Volume CIX, No. 4April, 2009


by Fred Barton

I’ve been doing children’s TV since 1989. Since the advent of MIDI, the average low-level children’s show (i.e. not “Sesame Street”) consisted of a single employee — the composer — who was also the MIDI performer. It was a one-person shop, and it paid the comparatively low fees that PBS and cable TV offer. I believe the majority of such shows are still produced in this fashion.

“Wonder Pets!” was a phenomenon from its inception: a live symphonette, with approximately ten musicians, a composer, an orchestrator, a MIDI specialist, a copyist and a conductor. Suddenly we had a hit show with 15 music employees in place of the usual one.

The fact that the show became a hit, and the fact that Little Airplane was justifiably proud of its implementation of live musicians, presented an unprecedented opportunity.

Taking a show from an experimental nonunion situation to a union contract was predictably difficult for all concerned, with tumultuous ups and downs in the negotiations.

To Little Airplane’s credit, they came to the table in the first place, and despite some crazy ups and downs, the upshot is that they returned to the table in the end and agreed to a contract.

To Local 802’s credit, the negotiating team spent countless hours with us discussing the possibilities and listening to our concerns, keeping in mind the best- and worst-case scenarios. The worst-case scenario would have been for this opportunity to have been blown, and music production to be kept nonunion elsewhere or returned to the one-employee MIDI model.

Instead, a template has now been created that hopefully will encourage TV producers to consider the tremendous enhancement provided by live New York musicians.

The contract has the potential to raise the quality of music in countless future productions. Most importantly, the contract may create jobs for players, orchestrators, copyists, conductors and MIDI specialists for years and years to come. Finally, it may enable live musicians to resume their long-lost status as the standard bearers of quality television production — even on the lower levels of children’s programming, which have rarely seen live music.

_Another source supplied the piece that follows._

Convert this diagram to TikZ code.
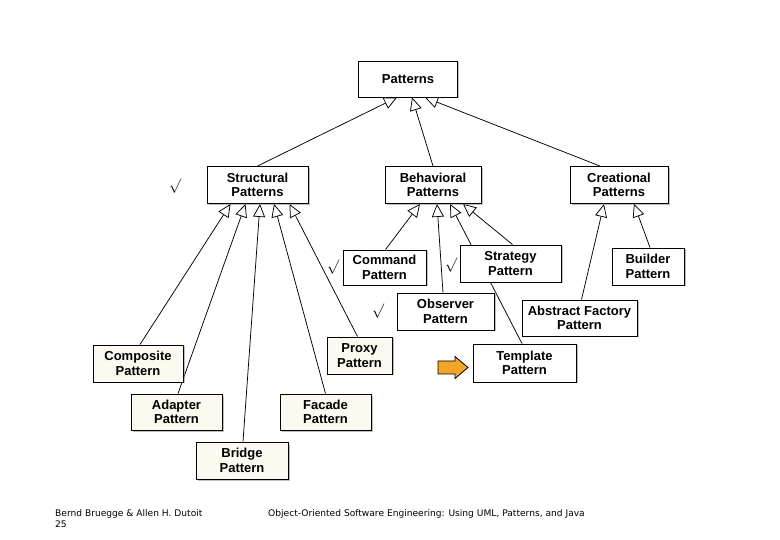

Did we get the best imaginable deal? Of course not. We live in an increasingly nonunion world, and there isn’t a negotiation in the world that produces the best imaginable deal, especially starting from the low nonunion rates in place at the outset.

But the orchestrators and MIDI specialists have achieved a three-tiered raise starting at 50 percent, with union protections and benefits. The conductor won a raise. The players (who were already basically at union scale) won first refusal, along with union protections and benefits. Pension contributions are frequently undervalued by working musicians with their eye on the cash, but they are a significant enhancement to the total financial package — and now we have them.

Most importantly, Local 802 and Little Airplane demonstrated to the free-wheeling Wild West world of cable television that live music is financially viable and artistically desirable.

It’s not a perfect world. On our side, very few musicians attended the union meetings, and some are unhappy that labor negotiation means you don’t win non-negotiable demands. The producers have slightly reduced the size of the orchestra, attempting to hold their bottom line, at the expense of a quality cut.

But this is about more than this single production; it is an unprecedented opportunity. Many of my associates in children’s television said it would never happen. But it did, and this is a great thing. 

Fred Barton is an orchestrator for the “Wonder Pets!” series.